Why are so many kanji learning resources designed so badly???

I’ve been learning Japanese for a few months, and here’s what I’ve understood about kanji so far:

Imagine that I have an awful phone contract which charges me 10c per letter but only 1c per emoji in text messages. A picture is worth a thousand words, so I can substitute emojis into words for meaning and still have full grammatically correct sentences if I differentiate them with just a few letters on the end:

Food = 🍛
Dish = 🍛 (differentiate by context if needed)
Meal = 🍛al
Eat/ate = 🍛t/🍛te

Obviously, if someone else wanted to learn my language, they would have to learn the actual *words* first, and then after that at the next stage of learning they’re able to slot in the emojis appropriately as well into each one for texting.

So why in all the seven hells do I keep coming across beginner kanji learning “resources” that do this:

🍛: [various food related terms]
Onyomi: me, ea, a
Kunyomi: food, dish

Memorise these, and now Quiz: list all the onyomi!

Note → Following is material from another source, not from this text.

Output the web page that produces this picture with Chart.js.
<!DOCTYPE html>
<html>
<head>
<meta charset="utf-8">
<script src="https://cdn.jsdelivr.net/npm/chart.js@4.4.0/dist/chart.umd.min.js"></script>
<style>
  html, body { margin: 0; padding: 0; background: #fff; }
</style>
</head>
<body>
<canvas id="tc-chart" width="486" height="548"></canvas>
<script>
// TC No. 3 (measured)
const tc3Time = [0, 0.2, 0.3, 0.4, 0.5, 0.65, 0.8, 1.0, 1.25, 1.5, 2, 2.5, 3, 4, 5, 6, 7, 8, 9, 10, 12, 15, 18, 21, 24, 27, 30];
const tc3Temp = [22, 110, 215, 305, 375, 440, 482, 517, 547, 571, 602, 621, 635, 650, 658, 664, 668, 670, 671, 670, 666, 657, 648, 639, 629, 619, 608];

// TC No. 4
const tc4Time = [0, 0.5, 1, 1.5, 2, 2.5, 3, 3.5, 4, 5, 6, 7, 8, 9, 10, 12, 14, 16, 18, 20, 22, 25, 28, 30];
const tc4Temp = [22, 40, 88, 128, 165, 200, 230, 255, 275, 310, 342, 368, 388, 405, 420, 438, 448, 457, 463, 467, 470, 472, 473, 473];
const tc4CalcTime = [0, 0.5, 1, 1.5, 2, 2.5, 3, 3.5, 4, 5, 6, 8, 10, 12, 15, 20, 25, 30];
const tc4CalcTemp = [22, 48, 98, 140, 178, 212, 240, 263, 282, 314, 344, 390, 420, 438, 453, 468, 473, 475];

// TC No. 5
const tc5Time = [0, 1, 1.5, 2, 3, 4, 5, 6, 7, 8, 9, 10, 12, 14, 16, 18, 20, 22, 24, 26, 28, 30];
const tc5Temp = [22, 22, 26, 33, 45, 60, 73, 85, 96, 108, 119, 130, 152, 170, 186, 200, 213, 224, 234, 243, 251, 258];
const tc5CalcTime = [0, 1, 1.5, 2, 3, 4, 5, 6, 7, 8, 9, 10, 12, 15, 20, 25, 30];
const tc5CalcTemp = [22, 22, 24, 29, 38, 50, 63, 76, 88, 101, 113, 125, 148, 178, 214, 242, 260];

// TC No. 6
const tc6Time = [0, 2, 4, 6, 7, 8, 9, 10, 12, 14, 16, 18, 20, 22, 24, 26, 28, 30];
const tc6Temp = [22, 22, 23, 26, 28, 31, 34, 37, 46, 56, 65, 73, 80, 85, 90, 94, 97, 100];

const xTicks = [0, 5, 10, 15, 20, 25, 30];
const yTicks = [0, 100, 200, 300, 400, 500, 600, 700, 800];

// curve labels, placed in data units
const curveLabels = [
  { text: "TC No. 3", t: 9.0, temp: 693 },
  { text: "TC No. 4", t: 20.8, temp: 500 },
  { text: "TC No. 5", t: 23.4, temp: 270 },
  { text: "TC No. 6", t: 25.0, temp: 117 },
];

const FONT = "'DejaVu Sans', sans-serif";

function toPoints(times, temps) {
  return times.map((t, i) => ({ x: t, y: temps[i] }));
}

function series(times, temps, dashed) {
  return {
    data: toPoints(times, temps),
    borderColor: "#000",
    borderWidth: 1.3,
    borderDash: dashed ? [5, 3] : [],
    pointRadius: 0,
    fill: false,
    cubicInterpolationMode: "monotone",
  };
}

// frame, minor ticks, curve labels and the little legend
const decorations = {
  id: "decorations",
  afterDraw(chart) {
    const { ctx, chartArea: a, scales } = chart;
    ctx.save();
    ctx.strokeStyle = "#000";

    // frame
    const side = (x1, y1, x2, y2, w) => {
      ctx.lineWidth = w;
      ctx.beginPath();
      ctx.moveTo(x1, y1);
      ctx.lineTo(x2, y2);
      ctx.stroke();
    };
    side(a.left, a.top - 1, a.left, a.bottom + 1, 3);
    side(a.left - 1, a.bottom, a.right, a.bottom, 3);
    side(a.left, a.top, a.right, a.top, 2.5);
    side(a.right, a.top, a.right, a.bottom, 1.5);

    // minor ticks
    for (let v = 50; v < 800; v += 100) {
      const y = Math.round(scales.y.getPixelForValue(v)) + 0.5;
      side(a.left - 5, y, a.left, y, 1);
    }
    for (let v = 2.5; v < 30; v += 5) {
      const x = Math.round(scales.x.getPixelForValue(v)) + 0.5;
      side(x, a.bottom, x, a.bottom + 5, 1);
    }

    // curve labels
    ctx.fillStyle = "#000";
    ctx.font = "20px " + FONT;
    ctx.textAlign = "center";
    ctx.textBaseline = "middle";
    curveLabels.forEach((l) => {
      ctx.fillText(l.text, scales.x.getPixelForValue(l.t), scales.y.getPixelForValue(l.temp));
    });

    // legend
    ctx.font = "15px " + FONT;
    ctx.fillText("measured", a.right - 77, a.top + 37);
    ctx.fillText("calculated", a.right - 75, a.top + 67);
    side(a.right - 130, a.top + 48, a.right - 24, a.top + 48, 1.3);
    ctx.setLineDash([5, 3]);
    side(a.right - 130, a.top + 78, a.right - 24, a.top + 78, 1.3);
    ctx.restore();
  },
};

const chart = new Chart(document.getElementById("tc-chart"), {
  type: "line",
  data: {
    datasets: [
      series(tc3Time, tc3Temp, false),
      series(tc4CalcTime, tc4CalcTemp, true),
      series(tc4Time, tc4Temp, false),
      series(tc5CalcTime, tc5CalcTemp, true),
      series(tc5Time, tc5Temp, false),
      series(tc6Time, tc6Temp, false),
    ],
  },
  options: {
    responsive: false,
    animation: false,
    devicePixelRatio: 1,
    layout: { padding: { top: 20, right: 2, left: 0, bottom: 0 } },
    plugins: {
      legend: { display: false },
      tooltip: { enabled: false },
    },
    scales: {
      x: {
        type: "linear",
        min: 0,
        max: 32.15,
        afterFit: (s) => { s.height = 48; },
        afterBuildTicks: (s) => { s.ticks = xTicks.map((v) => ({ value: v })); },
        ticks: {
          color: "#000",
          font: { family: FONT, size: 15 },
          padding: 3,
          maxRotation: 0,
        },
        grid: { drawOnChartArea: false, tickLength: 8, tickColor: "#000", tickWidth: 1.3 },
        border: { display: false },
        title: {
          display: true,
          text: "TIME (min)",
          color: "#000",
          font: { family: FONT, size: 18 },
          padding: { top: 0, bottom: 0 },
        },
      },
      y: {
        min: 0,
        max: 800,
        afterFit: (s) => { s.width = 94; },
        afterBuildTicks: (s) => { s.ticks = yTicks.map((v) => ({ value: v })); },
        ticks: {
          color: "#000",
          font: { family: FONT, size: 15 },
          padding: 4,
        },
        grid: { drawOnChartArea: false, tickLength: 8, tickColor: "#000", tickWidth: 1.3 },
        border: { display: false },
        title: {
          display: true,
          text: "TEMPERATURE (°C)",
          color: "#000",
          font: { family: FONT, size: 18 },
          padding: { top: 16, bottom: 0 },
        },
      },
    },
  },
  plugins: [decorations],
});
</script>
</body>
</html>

How is this not the dumbest, most ass-backwards, blindly brute-force learning method designed explicitly to frustrate people? Who thinks this is at all useful for beginners?? Where does this repeated emphasis on memorising disconnected readings out of a dictionary list come from??? Unless I’m missing something, the only conclusion I can make is that there’s a lot of people out there who don’t understand how languages *or* learning work trying to teach others.

4 comments
  1. I think that depends on where you are looking. All resources I used/came in contact with went towards the RTK-type route: Learn a rough English meaning first, readings through learning words later.

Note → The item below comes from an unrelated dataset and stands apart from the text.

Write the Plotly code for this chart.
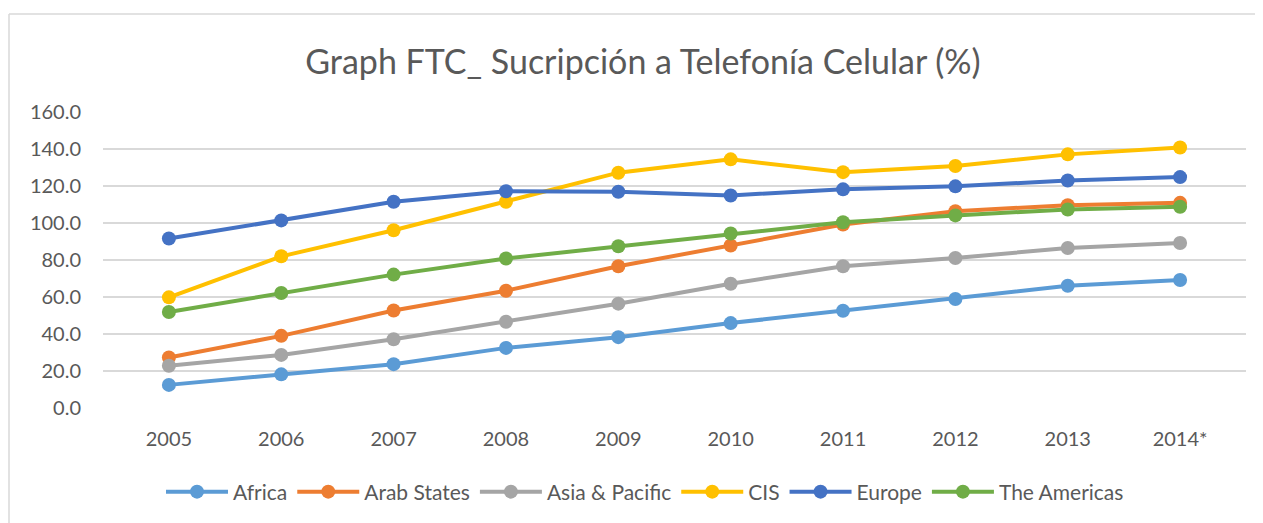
import plotly.graph_objects as go

years = ["2005", "2006", "2007", "2008", "2009", "2010", "2011", "2012", "2013", "2014*"]

africa = [12.5, 18.2, 23.7, 32.5, 38.3, 45.9, 52.6, 58.9, 66.1, 69.2]
arab_states = [27.3, 39.0, 52.7, 63.4, 76.6, 87.8, 99.2, 106.4, 109.6, 110.9]
asia_pacific = [22.8, 28.7, 37.2, 46.6, 56.4, 67.2, 76.6, 81.1, 86.5, 89.2]
cis = [59.8, 82.0, 96.1, 111.5, 127.2, 134.4, 127.5, 130.8, 137.1, 140.8]
europe = [91.6, 101.4, 111.5, 117.2, 116.9, 114.9, 118.2, 119.8, 123.0, 124.8]
americas = [51.9, 62.2, 72.1, 80.8, 87.4, 94.3, 100.4, 104.1, 107.3, 108.8]

series = [
    ("Africa", africa, "#5B9BD5"),
    ("Arab States", arab_states, "#ED7D31"),
    ("Asia & Pacific", asia_pacific, "#A5A5A5"),
    ("CIS", cis, "#FFC000"),
    ("Europe", europe, "#4472C4"),
    ("The Americas", americas, "#70AD47"),
]

text_color = "#595959"
border_color = "#D9D9D9"
font_family = "Lato, Carlito, Calibri, sans-serif"

# page body has an 8px margin, so the figure is laid out 8px up/left
off = 8
W, H = 1263, 523
plot_left, plot_right = 103 - off, 1246 - off
plot_top, plot_bottom = 112 - off, 408 - off
plot_w = plot_right - plot_left
plot_h = plot_bottom - plot_top

border_x = (9 - off - plot_left) / plot_w
border_y = (plot_bottom - (14 - off)) / plot_h

fig = go.Figure()
for name, values, color in series:
    fig.add_trace(
        go.Scatter(
            x=years,
            y=values,
            mode="lines+markers",
            name=name,
            line=dict(color=color, width=4),
            marker=dict(color=color, size=14),
        )
    )

fig.update_layout(
    width=W,
    height=H,
    plot_bgcolor="white",
    paper_bgcolor="white",
    font=dict(family=font_family, color=text_color, size=20),
    title=dict(
        text="Graph FTC_ Sucripción a Telefonía Celular (%)",
        x=(643 - off) / W,
        xanchor="center",
        y=1 - (62 - off) / H,
        yanchor="middle",
        yref="container",
        font=dict(size=34, color=text_color, family=font_family),
    ),
    margin=dict(l=plot_left, r=W - plot_right, t=plot_top, b=H - plot_bottom),
    legend=dict(
        orientation="h",
        x=(645 - off - plot_left) / plot_w,
        xanchor="center",
        y=(plot_bottom - (492 - off)) / plot_h,
        yanchor="middle",
        font=dict(size=21, color=text_color),
        itemwidth=62,
    ),
    xaxis=dict(
        type="category",
        showgrid=False,
        showline=False,
        ticks="",
        ticklabelstandoff=17,
        tickfont=dict(size=20, color=text_color),
    ),
    yaxis=dict(
        range=[0, 160],
        dtick=20,
        tickformat=".1f",
        showgrid=True,
        gridcolor=border_color,
        gridwidth=1.5,
        zeroline=False,
        showline=False,
        ticklabelstandoff=21,
        tickfont=dict(size=20, color=text_color),
    ),
    shapes=[
        dict(
            type="line",
            xref="paper",
            yref="paper",
            x0=border_x,
            x1=1.3,
            y0=border_y,
            y1=border_y,
            line=dict(color=border_color, width=1.5),
            layer="below",
        ),
        dict(
            type="line",
            xref="paper",
            yref="paper",
            x0=border_x,
            x1=border_x,
            y0=-1.0,
            y1=border_y,
            line=dict(color=border_color, width=1.5),
            layer="below",
        ),
    ],
)

fig.write_html("out.html")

  2. >So why in all the seven hells do I keep coming across beginner kanji learning “resources” that do this:

    Because that’s reference material. It’s meant to be looked at as needed. The list of “meanings” is meant to give you a rough idea of what kind of words that character is related to. The readings are given so you can try to guess how to read (or type) a word.

    >Memorise these, and now Quiz: list all the onyomi!

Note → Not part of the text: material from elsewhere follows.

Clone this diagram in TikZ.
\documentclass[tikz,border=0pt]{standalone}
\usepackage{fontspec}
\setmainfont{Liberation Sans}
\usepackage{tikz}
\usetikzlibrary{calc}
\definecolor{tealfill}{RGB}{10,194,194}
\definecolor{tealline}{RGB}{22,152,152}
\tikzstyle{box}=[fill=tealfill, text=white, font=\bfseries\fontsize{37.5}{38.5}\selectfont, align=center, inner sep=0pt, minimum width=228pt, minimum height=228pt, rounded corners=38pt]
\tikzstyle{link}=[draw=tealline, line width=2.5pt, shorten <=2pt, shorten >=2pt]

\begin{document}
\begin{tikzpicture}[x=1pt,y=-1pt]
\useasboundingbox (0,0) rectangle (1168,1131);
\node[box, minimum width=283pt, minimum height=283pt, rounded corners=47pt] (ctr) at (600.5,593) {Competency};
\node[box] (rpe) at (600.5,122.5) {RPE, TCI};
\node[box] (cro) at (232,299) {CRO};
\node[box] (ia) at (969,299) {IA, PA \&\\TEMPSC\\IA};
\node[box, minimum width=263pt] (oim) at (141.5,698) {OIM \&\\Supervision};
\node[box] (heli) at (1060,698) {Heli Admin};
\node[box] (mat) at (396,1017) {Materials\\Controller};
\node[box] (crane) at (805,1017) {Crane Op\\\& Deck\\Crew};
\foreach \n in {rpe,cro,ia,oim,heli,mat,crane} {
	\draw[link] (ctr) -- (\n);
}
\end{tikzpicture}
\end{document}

    I agree that’s dumb, which is why you just read something and do lookups as needed. Not too different from any other language, with the exception that learning to write your vocabulary is a separate process.

    For kun-yomi they usually form words on their own, so you you go, say, 言う(いう to say). For on-yomi just find words for each reading that look interesting to you. e.g. 言語(げんご language), 過言(かごん exaggeration). This will usually prove useful to read words you haven’t encountered yet (e.g. 宣言(せんげん)), which is one part of the puzzle.

    For the other part, namely, studying the words themselves (collocations, nuances, relevant context, usage, etc.), that’s a separate thing and it’s done the same way as with any other language (i.e. find out the contexts in which the word is used, find example sentences, textbook exercises, quizzes, dictionary lookups, usage dictionaries, ask people, etc.).

  3. Just learn vocab and you’ll learn the kanji as an extension of that. Any other “method” is flawed.